The Uganda government has asked Kenyans to respect the principles of the common market protocol and maintain peace during the election period to avoid disrupting the East African trade corridor.
The First Deputy Prime Minister, Ms Rebecca Kadaga, told journalists at her office in Kampala yesterday that peace must be maintained to allow free movement of the people and goods as required by the protocol.
“The common market protocol calls for freedom of movement of capital, goods, services and people. We appeal to the people of Kenya to maintain peace so that the movement within the trade corridor is not disrupted,” Ms Kadaga said.
The East Africa Community partner states entered into a Common Market Protocol (CMP) in November 2009 to widen and deepen cooperation in the economic and social fields among the partner states.
This was achieved through removal of restrictions on the movement of goods, persons, labour, services and capital, and the rights of establishment and residence.
Ms Kadaga, who is also the Minister for the East African Community Affairs, said promoting peaceful elections in Kenya was emphasised during the EAC Council of Ministers meeting.
The Council of Ministers is the central decision-making and governing organ of the EAC and it constitutes ministers or cabinet secretaries from the partner states responsible for regional cooperation.
“We bid farewell to those who may not go through and also called upon the people of Kenya to have peaceful elections and ensure that the corridor remains operational during and after elections,” Ms Kadaga said.
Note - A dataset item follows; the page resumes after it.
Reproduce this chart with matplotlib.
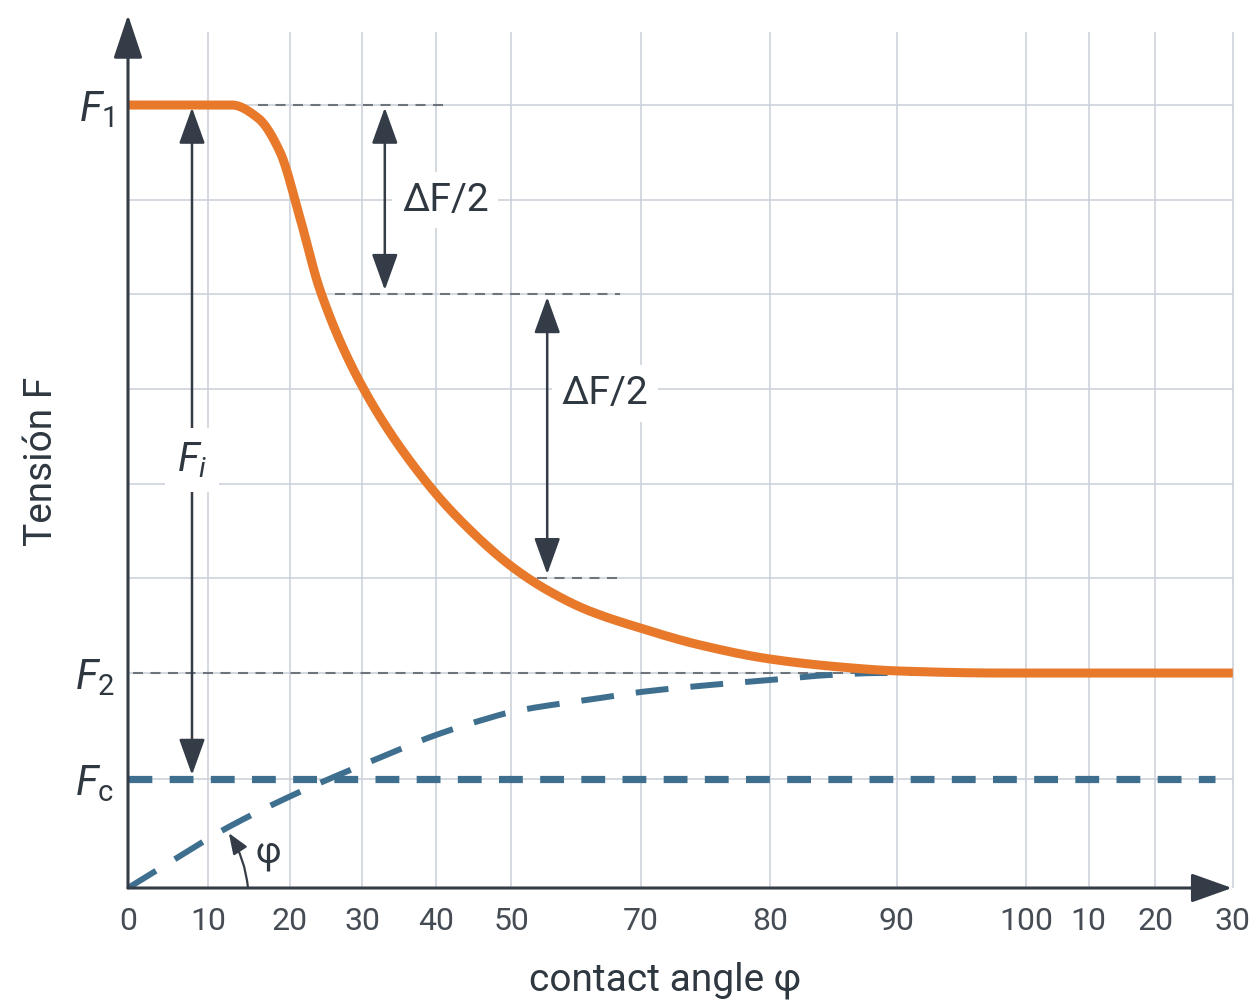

Kenya held its general elections yesterday, where they elected their president, members of the National Assembly and Senate, county governors of Kenya and members of the 47 county assemblies.
Although four candidates were vying for the country’s top most job, the race is between Mr Raila Odinga and deputy President William Ruto.
During the same press conference, Ms Kadaga announced that government had drafted a 10-year plan to conserve the environment and minimise the effects of climate change such as the recent floods that claimed about 29 lives in Mbale District.
She said the plan will be implemented in phases and will involve sensitising communities on environment conservation, evicting people from wetlands, cancel land titles obtained in lakeshores, wetlands, forest reserves in addition to massive tree planting campaigns.
“She also commended the East Africa Cycling Safari (GACs) for marketing the East African Community.
Speaking at the same function, the director of GACs, Mr John Bosco, said about 200 cyclists were flagged off from Mombasa in Kenya on August 1 to traverse East Africa as they market the region.
The thematic areas of a 6,000 kilometres expedition that will take 55 days includes promotion of the EAC integration agenda, trade and tourism, and responding to the challenges of climate change.
The cyclists are anticipated to arrive at Katuna border on September 8 and a grand entry into Kampala will take place on September 17.
Expedition will also see cyclists plant about 200,000 trees in selected areas in the region.
Ms Elizabeth Mwerinde Kasedde, the executive director of public sector and social investments at Equity Bank, said tree planting was key and that the bank would plant 37 million trees as they celebrate their 37th anniversary.
Impact of 2007 Kenya election
Being a landlocked country, the impact of the election affects Uganda.During the aftermath of the 2007 Kenyan election, that was marred with violence, business in the East African region came to a standstill with a number of Ugandans losing their merchandise.
The violence also caused a shortage of petroleum in Uganda, causing fuel prices to shoot up. Uganda relies on Mombasa Port for importation and exportation of goods. Economists urge that the northern corridor is shorter and less costly compared to ferrying goods through Dar-es-Salaam.